1) Points-to Representation: The analyzer uses the Cetus Domain representation to handle points-to information. Special data structures PointsToDomain and PointsToRel are used to implement points-to relationships. These data structures use Cetus Symbol information to uniquely identify memory locations. Source level symbol information is available through the Symbol interface for named locations. For unnamed locations such as heap allocated memory, string literal locations, and other special locations, the analyzer uses a special Symbol called AbstractLocation. The relationship also contains a boolean value identifying whether the pointer relationship is definitely(D) or only possibly(P) valid at that program point. Arrays are handled by the analyzer conservatively, an array is considered as a single memory location and every pointer pointing to or pointing into an array is said to possibly(P) point to the single location array. This helps in simplification of the analysis. Aggregate structures such as structs are handled precisely as a combination of scalars, arrays and other aggregate structures. We use a newly modified AccessSymbol to handle structs.

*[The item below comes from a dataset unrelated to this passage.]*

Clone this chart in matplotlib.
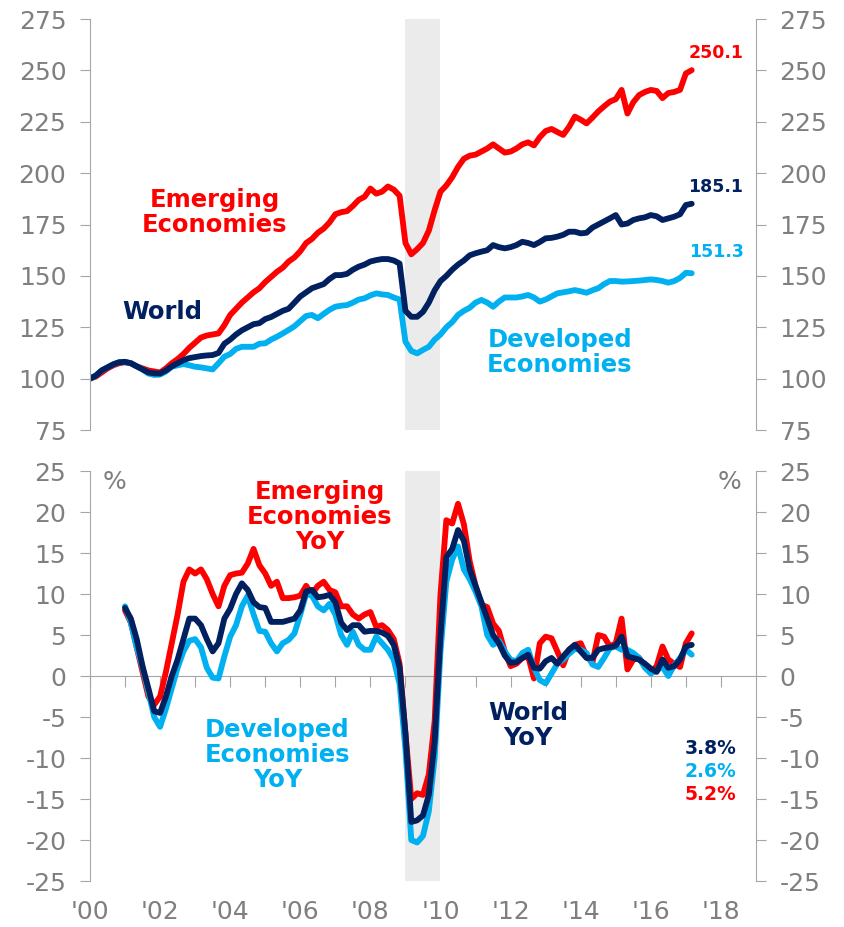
import numpy as np
import matplotlib.pyplot as plt

plt.rcParams['axes.unicode_minus'] = False

RED = '#FF0000'
NAVY = '#002060'
BLUE = '#00B0F0'
GREY = '#7F7F7F'
SPINE = '#A6A6A6'
SHADE = '#EBEBEB'

# index levels (2000 = 100), one value every two months from Jan 2000
em_idx = [100, 101, 103, 105, 106.5, 107.5,
          108, 107.5, 106, 105, 104, 103.5,
          103, 105, 107.5, 109.5, 112, 115,
          117.5, 120, 121, 121.5, 122, 126,
          131, 134, 137, 139.5, 142, 144,
          147, 149.5, 152, 154, 157, 159,
          162, 166, 168, 171, 173, 176,
          180, 181, 181.5, 184, 187, 188.5,
          192.5, 190, 191, 193.5, 192, 189,
          166, 160.5, 163, 166, 172, 182,
          191, 194, 198, 203, 207, 208.5,
          209, 210.5, 212, 214, 212, 210,
          210.5, 212, 214, 215, 213.5, 217.5,
          220.5, 221.5, 220, 218.6, 222.5, 227.5,
          226, 224.2, 227, 230, 232.5, 234.8,
          236, 240.5, 229, 234.5, 238, 239.5,
          240.5, 240, 236.5, 239, 239.5, 240.5,
          248.5, 250.1]
wd_idx = [100, 101.5, 104, 105.5, 107, 108,
          108.2, 107.5, 106, 104.5, 103, 102.6,
          102.5, 104, 106, 107.5, 109, 110,
          110.5, 111, 111.3, 111.5, 112.5, 117,
          119, 121.5, 123.5, 125, 126.5, 127,
          129, 130, 131.5, 133, 134, 137,
          140, 142, 144, 145, 146, 148.5,
          150.4, 150.4, 151, 153, 154.5, 155.5,
          157, 157.7, 158.2, 158.2, 157.5, 156,
          133, 130.1, 130.1, 132.5, 137, 143,
          147.5, 150, 153, 155.5, 157.5, 160,
          161, 161.8, 162.5, 165, 164, 163.4,
          164, 165, 166.6, 166, 165, 166.5,
          168.3, 168.5, 169.1, 170, 171.5, 171.5,
          170.7, 171, 173.5, 175, 176.5, 178,
          179.6, 175, 175.5, 177.2, 178, 178.5,
          179.6, 179, 177.2, 178, 178.8, 180,
          184.5, 185.1]
dm_idx = [100, 101.5, 104, 105.5, 107, 108,
          108, 107.5, 106, 104.5, 102.5, 101.8,
          102, 103.5, 105.8, 106.5, 107.1, 106.5,
          105.8, 105.5, 105, 104.5, 107.5, 110.7,
          112, 114.5, 115.5, 115.5, 115.5, 117,
          117.2, 119, 120.4, 122, 123.7, 125.5,
          128, 130.5, 131, 129.4, 131.5, 133.5,
          135, 135.5, 135.8, 137, 138.5, 139.1,
          140.5, 141.5, 141, 140.7, 139.5, 138.5,
          118, 113.5, 112.3, 114, 115.5, 119,
          121.5, 125, 127.5, 131, 133, 134.5,
          137, 138.3, 137, 135, 137.5, 139.5,
          139.5, 139.5, 140, 140.7, 139.5, 137.5,
          138.5, 140, 141.5, 142, 142.5, 143.1,
          142.5, 141.8, 143, 144, 146, 147.5,
          147.5, 147.2, 147.3, 147.5, 147.7, 148,
          148.3, 148, 147.5, 146.7, 147.5, 149,
          151.5, 151.3]

# year-on-year change in %, one value every two months from Jan 2001
em_yoy = [8.0, 6.5, 3.5, 0.5, -2.5, -3.5,
          -2.5, 0.5, 4.0, 7.5, 11.5, 13.0,
          12.5, 13.0, 11.8, 10.0, 8.5, 11.0,
          12.3, 12.5, 12.6, 13.7, 15.5, 13.5,
          12.5, 11.0, 11.5, 9.5, 9.5, 9.6,
          9.8, 11.0, 10.0, 11.0, 11.5, 10.5,
          10.2, 8.5, 8.5, 7.5, 7.0, 7.5,
          7.8, 6.0, 6.2, 5.6, 4.5, 1.5,
          -7.0, -15.0, -14.3, -14.5, -12.0, -5.5,
          10.0, 19.0, 18.6, 21.0, 18.5, 14.0,
          11.0, 8.7, 8.4, 6.4, 5.5, 3.0,
          1.2, 1.5, 2.2, 2.4, -0.3, 4.0,
          4.8, 4.6, 3.0, 1.3, 3.2, 3.8,
          4.0, 2.4, 1.6, 5.0, 4.8, 3.6,
          4.0, 7.0, 0.8, 2.0, 2.2, 1.2,
          0.5, 1.2, 3.6, 2.0, 1.5, 1.1,
          4.0, 5.2]
wd_yoy = [8.3, 7.0, 4.5, 1.2, -1.5, -4.3,
          -4.5, -2.5, 0.0, 2.0, 4.5, 7.0,
          7.0, 6.2, 4.5, 3.0, 4.0, 7.0,
          8.2, 10.0, 11.3, 10.5, 9.0, 8.4,
          8.3, 6.6, 6.6, 6.6, 6.8, 7.0,
          8.0, 10.3, 10.5, 9.6, 9.7, 9.9,
          9.0, 6.5, 5.6, 6.2, 6.2, 5.4,
          5.5, 5.5, 5.3, 4.9, 3.8, 1.0,
          -7.0, -17.8, -17.6, -17.0, -14.5, -8.0,
          5.0, 14.5, 15.5, 17.8, 16.5, 13.0,
          11.0, 9.0, 7.0, 5.0, 4.0, 2.5,
          1.6, 1.7, 2.2, 2.6, 1.0, 0.9,
          1.8, 2.2, 1.5, 2.4, 3.2, 3.8,
          3.0, 2.2, 2.2, 3.2, 3.4, 3.5,
          3.7, 4.8, 2.4, 2.2, 2.0, 1.5,
          0.9, 0.5, 2.0, 1.0, 1.2, 2.0,
          3.6, 3.8]
dm_yoy = [8.5, 6.5, 3.5, 1.0, -2.0, -5.0,
          -6.2, -4.0, -1.5, 1.0, 3.0, 4.3,
          4.5, 3.5, 1.0, -0.2, -0.3, 2.4,
          4.8, 6.2, 8.5, 9.8, 7.5, 5.5,
          5.4, 4.0, 3.0, 4.0, 4.4, 5.2,
          7.5, 10.0, 9.8, 8.5, 8.0, 8.8,
          7.5, 5.0, 3.8, 5.4, 3.8, 3.2,
          3.2, 4.8, 4.0, 3.2, 2.0, -1.0,
          -9.0, -20.0, -20.3, -19.5, -16.5, -10.0,
          3.0, 11.5, 14.2, 15.8, 13.0, 11.8,
          10.3, 8.5, 5.0, 3.8, 4.3, 3.0,
          2.0, 1.8, 2.8, 3.2, 1.0, -0.5,
          -0.9, 0.3, 1.5, 2.0, 2.7, 3.3,
          3.2, 2.8, 1.4, 1.1, 2.2, 3.4,
          3.6, 3.2, 3.2, 2.8, 2.2, 1.0,
          0.3, 0.7, 1.1, 0.0, 1.3, 2.2,
          3.2, 2.6]

recession = (2009.0, 2010.0)
year_ticks = list(range(2000, 2019, 2))
year_labels = ["'%02d" % (y % 100) for y in year_ticks]

idx_dates = 2000 + np.arange(len(em_idx)) / 6
yoy_dates = 2001 + np.arange(len(em_yoy)) / 6

fig = plt.figure(figsize=(8.44, 9.27), dpi=100)
ax1 = fig.add_axes([0.1066, 0.5361, 0.7891, 0.4434])
ax2 = fig.add_axes([0.1066, 0.0496, 0.7891, 0.4423], sharex=ax1)

lw = 4.2
for ax in (ax1, ax2):
    ax.axvspan(*recession, color=SHADE, lw=0, zorder=0)
    for side in ('top', 'bottom'):
        ax.spines[side].set_visible(False)
    for side in ('left', 'right'):
        ax.spines[side].set_color(SPINE)
    ax.tick_params(axis='y', left=True, right=True, labelleft=True, labelright=True,
                   labelsize=18, labelcolor=GREY, color=SPINE, length=7, pad=10)

# top panel: levels
ax1.plot(idx_dates, em_idx, color=RED, lw=lw, solid_capstyle='round')
ax1.plot(idx_dates, dm_idx, color=BLUE, lw=lw, solid_capstyle='round')
ax1.plot(idx_dates, wd_idx, color=NAVY, lw=lw, solid_capstyle='round')
ax1.set_ylim(75, 275)
ax1.set_yticks(range(75, 276, 25))
ax1.set_xlim(2000, 2019)
ax1.tick_params(axis='x', bottom=False, labelbottom=False)

bold = dict(fontweight='bold', ha='center', va='center', linespacing=1.05)
ax1.text(2003.55, 181, 'Emerging\nEconomies', color=RED, fontsize=17.5, **bold)
ax1.text(2002.05, 132.5, 'World', color=NAVY, fontsize=17.5, **bold)
ax1.text(2013.4, 112.5, 'Developed\nEconomies', color=BLUE, fontsize=17.5, **bold)
ax1.text(2017.86, 258.5, '%.1f' % em_idx[-1], color=RED, fontsize=12.5, **bold)
ax1.text(2017.86, 193.3, '%.1f' % wd_idx[-1], color=NAVY, fontsize=12.5, **bold)
ax1.text(2017.86, 161.6, '%.1f' % dm_idx[-1], color=BLUE, fontsize=12.5, **bold)

# bottom panel: year-on-year, zero line carries yearly ticks
ax2.plot(yoy_dates, em_yoy, color=RED, lw=lw, solid_capstyle='round')
ax2.plot(yoy_dates, dm_yoy, color=BLUE, lw=lw, solid_capstyle='round')
ax2.plot(yoy_dates, wd_yoy, color=NAVY, lw=lw, solid_capstyle='round')
ax2.set_ylim(-25, 25)
ax2.set_yticks(range(-25, 26, 5))
ax2.spines['bottom'].set_visible(True)
ax2.spines['bottom'].set_position(('data', 0))
ax2.spines['bottom'].set_color(SPINE)
ax2.spines['bottom'].set_zorder(0.5)
ax2.set_xticks(range(2000, 2019))
ax2.tick_params(axis='x', bottom=True, labelbottom=False, direction='out',
                length=8, color=SPINE)

ax3 = ax2.twiny()
ax3.set_xlim(ax2.get_xlim())
for side in ax3.spines:
    ax3.spines[side].set_visible(False)
ax3.xaxis.set_ticks_position('bottom')
ax3.set_xticks(year_ticks)
ax3.set_xticklabels(year_labels)
ax3.tick_params(axis='x', top=False, bottom=False, labeltop=False, labelbottom=True,
                labelsize=18, labelcolor=GREY, pad=10)

ax2.text(2000.7, 23.6, '%', color=GREY, fontsize=18, ha='center', va='center')
ax2.text(2018.25, 23.6, '%', color=GREY, fontsize=18, ha='center', va='center')
ax2.text(2006.55, 19.4, 'Emerging\nEconomies\nYoY', color=RED, fontsize=17.5, **bold)
ax2.text(2005.35, -9.6, 'Developed\nEconomies\nYoY', color=BLUE, fontsize=17.5, **bold)
ax2.text(2012.5, -6.0, 'World\nYoY', color=NAVY, fontsize=17.5, **bold)
ax2.text(2017.7, -8.8, '%.1f%%' % wd_yoy[-1], color=NAVY, fontsize=13.5, **bold)
ax2.text(2017.7, -11.6, '%.1f%%' % dm_yoy[-1], color=BLUE, fontsize=13.5, **bold)
ax2.text(2017.7, -14.5, '%.1f%%' % em_yoy[-1], color=RED, fontsize=13.5, **bold)

fig.savefig('out.png', dpi=100)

The PointsToDomain represents a set of pointer relationships at every program point. The analyzer uses NullDomain (already available in Cetus) as a starting point for the analyzer and continues to build relationships through forward dataflow analysis. The UniverseDomain is provided as a conservative fall-back domain representation in case the analyzer is unable to infer accurate information with regards to the pointer relationships. The Universe is meant to represent the situation where all pointers can be assumed to be pointing to all memory locations in the program universe.

int main(void)
{
        struct {
                int *f1;
        }x, *z;

        int y[70], w;

        /* [] */
        z = &x;
        /* [(z,x,D)] */
        (*z).f1 = &w;
        /* [(<x.f1>,w,D), (z,x,D)] */
        x.f1 = &y[0];
        /* [(<x.f1>,y,P), (z,x,D)] */
}

2) Control Flow-Based Analysis: Cetus implements a work-list based iterative data flow analyzer. The intraprocedural driver obtains a control flow graph (see CFGraph) for the procedure, this graph is statement based. Control flow constructs such as loops, if-else statements, switch statements etc., are handled through iterative traversal of the nodes of the control flow graph. Points-to information is merged using PointsToDomain functionality, as shown in the examples below. Here, relationships change from definite(D) to possible(P) following a merge from different paths in the program.

int main(void)
{
        int a, b, c, i;
        int *p1, *p2, **p3;

        /* [] */
        p1 = &a;
        /* [(p1,a,D)] */
        p3 = &p1;
        /* [(p1,a,D), (p3,p1,D)] */
        p2 = *p3;
        /* [(p1,a,D), (p2,a,D), (p3,p1,D)] */
        if (i > 0)
                /* [(p1,a,D), (p2,a,D), (p3,p1,D)] */
                p1 = &b;
        else
                /* [(p1,a,D), (p2,a,D), (p3,p1,D)] */
                p1 = &c;

        /* [(p1,b,P), (p1,c,P), (p2,a,D), (p3,p1,D)] */
        return;
}

3) Interprocedural analysis: The interprocedural analysis of points-to relation was built upon the common interprocedural framework introduced in the current version. The role of the interprocedural analysis is to reflect the effect of entering or returning from a called procedure, by appropriately renaming the variables that appear in the points-to relations. The renaming algorithm is quite similar to one that appears in the reference implementation, but we adjusted the interprocedural driver so that it works on top of our common IPA framework. Currently, the IPA points-to analysis does not support full context sensitivity and gives up analysis of programs containing function calls through function pointers. The following example shows the result of interprocedural points-to analysis on a simple program.

int *x, y;
int main()
{
        int *a;
        a=&y;
            /* [(a,y,D)] */
        x=&y;
            /* [(a,y,D), (x,y,D)] */
        f(a);
            /* [(a,y,D), (x,y,D)] */
        return 0;
}

void f(int *m)
{
            /* [(m,y,D), (x,y,D)] */
        g(m);
            /* [(m,y,D), (x,y,D)] */
        return;
}

void g(int *n)
{
            /* [(n,y,D), (x,y,D)] */
        return;
}

4) Alias Analysis Support: Pointer relationships obtained as a result, can be used to create alias sets for that program point by identifying different pointers, or aliases, pointing to the same memory locations. As described in detail in the section on Alias Analysis, advanced interprocedural pointer information is used to build alias sets for the requested program statement. Refer to the Cetus API documentation for methods to access alias information in user passes.